Tuesday, January 12, 2010

Ludmila’s Broken English


Vernon God Little was one of my favourite books of 2004, so I went into DBC Pierre’s second novel, Ludmila’s Broken English expecting a lot, which is after all, what the second novel is supposedly about: expectation. I feel for Pierre in this novel, he obviously tried so hard to upstage VGL, adult characters, several settings, conjoined twins, a civil war in Ubilisk (a fictional Eastern European country). This had all the makings of something great.

The book has Pierre’s trademark metaphorical wizardry and odd, combative characters. The settings were great, with a kind of underbelly feeling - a rundown healthcare facility, seedy nightclubs, a wartorn town.

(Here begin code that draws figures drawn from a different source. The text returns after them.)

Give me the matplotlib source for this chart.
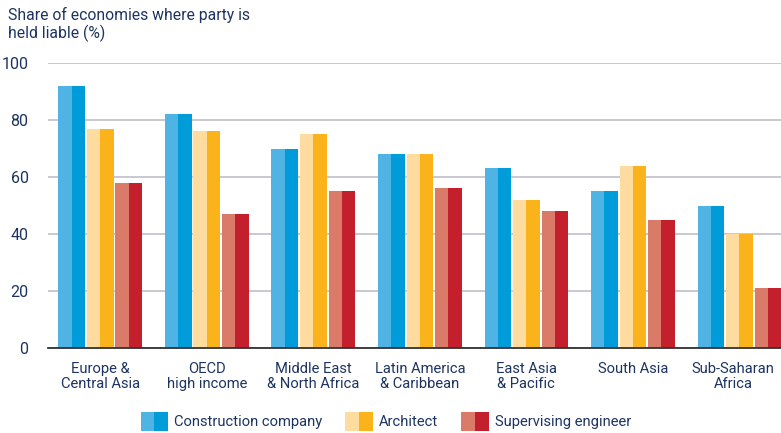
import numpy as np
import matplotlib.pyplot as plt
from matplotlib.patches import Patch, Rectangle
from matplotlib.legend_handler import HandlerBase

plt.rcParams['font.family'] = ['Roboto', 'DejaVu Sans']

categories = ['Europe &\nCentral Asia', 'OECD\nhigh income', 'Middle East\n& North Africa',
              'Latin America\n& Caribbean', 'East Asia\n& Pacific', 'South Asia', 'Sub-Saharan\nAfrica']
construction = [92, 82, 70, 68, 63, 55, 50]
architect = [77, 76, 75, 68, 52, 64, 40]
supervising = [58, 47, 55, 56, 48, 45, 21]
series_names = ['Construction company', 'Architect', 'Supervising engineer']

light = ['#4fb4e4', '#fedc9f', '#da7a68']
dark = ['#009cda', '#fab31a', '#c41f2d']
text_col = '#1d3461'


class TwoTone(HandlerBase):
    # legend square: light left half, dark right half
    def create_artists(self, legend, orig, xd, yd, width, height, fontsize, trans):
        full = Rectangle((-xd, -yd), width, height, facecolor=orig.dark, linewidth=0, transform=trans)
        half = Rectangle((-xd, -yd), width / 2, height, facecolor=orig.light, linewidth=0, transform=trans)
        return [full, half]


fig = plt.figure(figsize=(7.81, 4.33), dpi=100)
ax = fig.add_axes([0.0615, 0.1963, 0.9385, 0.6582])

x = np.arange(len(categories))
w = 0.25
gap = 0.018
for i, vals in enumerate([construction, architect, supervising]):
    off = (i - 1) * (w + gap)
    ax.bar(x + off, vals, w, color=dark[i], linewidth=0, zorder=3)
    ax.bar(x + off - w / 4, vals, w / 2, color=light[i], linewidth=0, zorder=3.1)

ax.set_xlim(-0.49, 6.39)
ax.set_ylim(0, 100)
ax.set_yticks([0, 20, 40, 60, 80, 100])
tick_pos = x.astype(float)
tick_pos[-1] -= 0.06  # last label sits a bit left so it stays inside
ax.set_xticks(tick_pos)
ax.set_xticklabels(categories, fontsize=10.6, color=text_col, linespacing=1.1)
ax.tick_params(axis='y', length=0, pad=14, labelsize=11.5, labelcolor=text_col)
ax.tick_params(axis='x', length=0, pad=10)
ax.grid(axis='y', color='#c4c4d0', linewidth=1.3, zorder=0)
for s in ['top', 'right', 'left']:
    ax.spines[s].set_visible(False)
ax.spines['bottom'].set_color('#333333')
ax.spines['bottom'].set_linewidth(1.3)
ax.spines['bottom'].set_zorder(4)

fig.text(0.01, 0.985, 'Share of economies where party is\nheld liable (%)', ha='left', va='top',
         fontsize=11.3, color=text_col, linespacing=1.2)

handles = []
for i in range(3):
    p = Patch()
    p.light, p.dark = light[i], dark[i]
    handles.append(p)
leg = fig.legend(handles, series_names, handler_map={Patch: TwoTone()},
                 loc='lower left', bbox_to_anchor=(0.163, -0.025), ncol=3, frameon=False,
                 fontsize=10.6, handlelength=1.85, handleheight=1.6, handletextpad=0.4,
                 columnspacing=1.6, labelcolor=text_col)

fig.savefig('out.png', dpi=100)
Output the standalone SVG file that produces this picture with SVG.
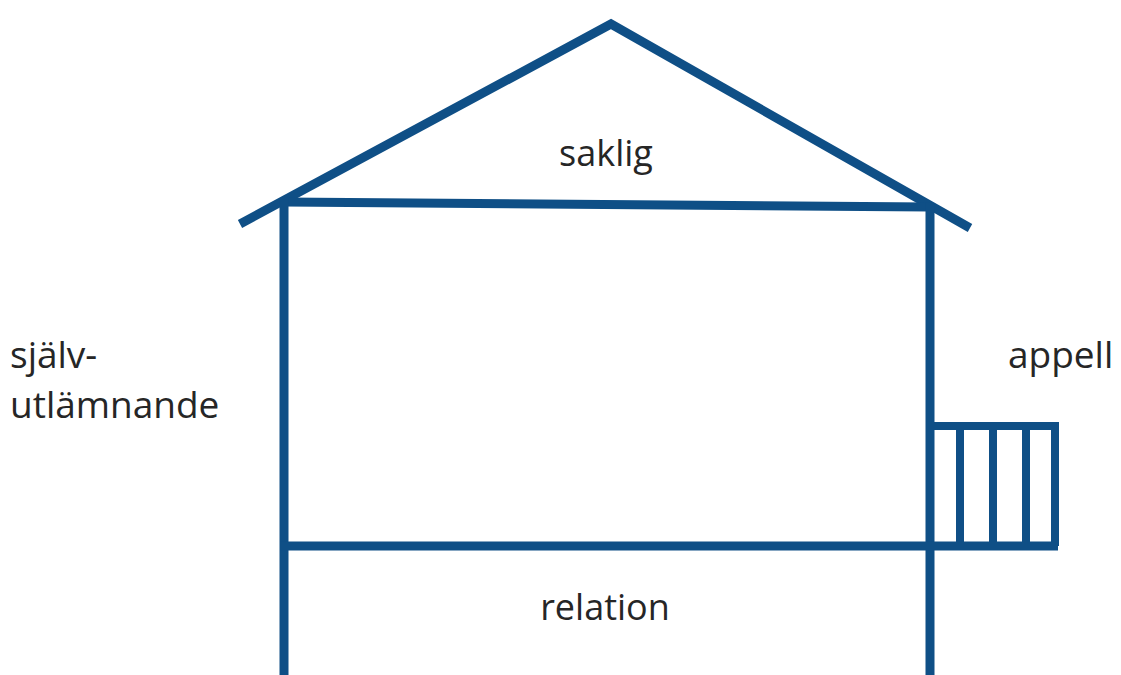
<svg xmlns="http://www.w3.org/2000/svg" width="1121" height="675" viewBox="0 0 1121 675">
  <style>
    .wall { fill: none; stroke: #0f4f86; stroke-width: 9; stroke-linecap: butt; stroke-linejoin: miter; }
    .bar { fill: none; stroke: #0f4f86; stroke-width: 8; }
    .label { font-family: "Open Sans", "Noto Sans", sans-serif; font-size: 36px; fill: #262626; }
    .side { font-size: 37px; }
  </style>
  <rect width="1121" height="675" fill="#ffffff"/>

  <!-- roof with eaves -->
  <g id="roof">
    <polyline class="wall" points="240,224 611,24 970,228"/>
    <line class="wall" x1="284" y1="202" x2="930" y2="207"/>
    <text class="label" x="606" y="166" text-anchor="middle">saklig</text>
  </g>

  <!-- house body -->
  <g id="house">
    <line class="wall" x1="284" y1="198" x2="284" y2="675"/>
    <line class="wall" x1="930" y1="203" x2="930" y2="675"/>
    <line class="wall" x1="280" y1="546" x2="1058" y2="546"/>
    <text class="label" x="605" y="620" text-anchor="middle">relation</text>
  </g>

  <!-- balcony railing on the right wall -->
  <g id="balcony">
    <polyline class="bar" points="930,426 1055,426 1055,546"/>
    <line class="bar" x1="960" y1="426" x2="960" y2="546"/>
    <line class="bar" x1="993" y1="426" x2="993" y2="546"/>
    <line class="bar" x1="1026" y1="426" x2="1026" y2="546"/>
  </g>

  <g id="label-left">
    <text class="label side" x="10" y="368">själv-</text>
    <text class="label side" x="10" y="418">utlämnande</text>
  </g>

  <g id="label-right">
    <text class="label side" x="1008" y="368">appell</text>
  </g>
</svg>
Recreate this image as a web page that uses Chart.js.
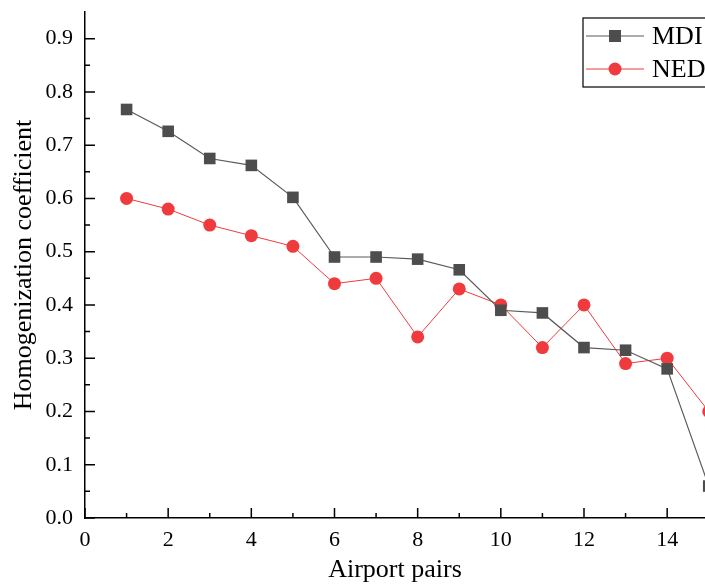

Ultimately though, the novel is let down by its action. Where VGL was tense and looming, a road trip to disaster, LBE seemed for the most part stuck in each scene. It chopped between two recently released twins in London and Ludmila, a young woman trying to escape poverty in Ubilisk. I’m not sure if this alternating format worked for Pierre, just as I was getting into one scene it would jump to another, the result was that nothing seemed to happen for a long time. I wasn’t really interested until the twins actually hopped on a plane and headed across Europe and the two worlds met. Up until then it seemed like a slow build-up and just didn’t have the pulling power that VGL (or most other novels) have.

It is unfair to compare the first and second novels of course, but even on it’s own I would have struggled to finish this book. And indeed, I did have to force myself. The blood spattered ending was bizarre too; characters suddenly dead who had been with us all the way through and a strange resolution which I won’t give away.

I liked Ludmila, she was obnoxious, intelligent and naive and seemed destined for disaster, much like Vernon in Pierre's previous novel. Although she always seemed like a secondary story to the twins, and I think here might lie one of the problems of the book. She seemed like the true heart of it and I don't think Pierre gave her enough texture to make her (and the book?) really come alive.

For me DBC Pierre is one of the most original writers around, and I'm willing to give him another couple of books' grace to really hit that sweet spot. Roll on the next one.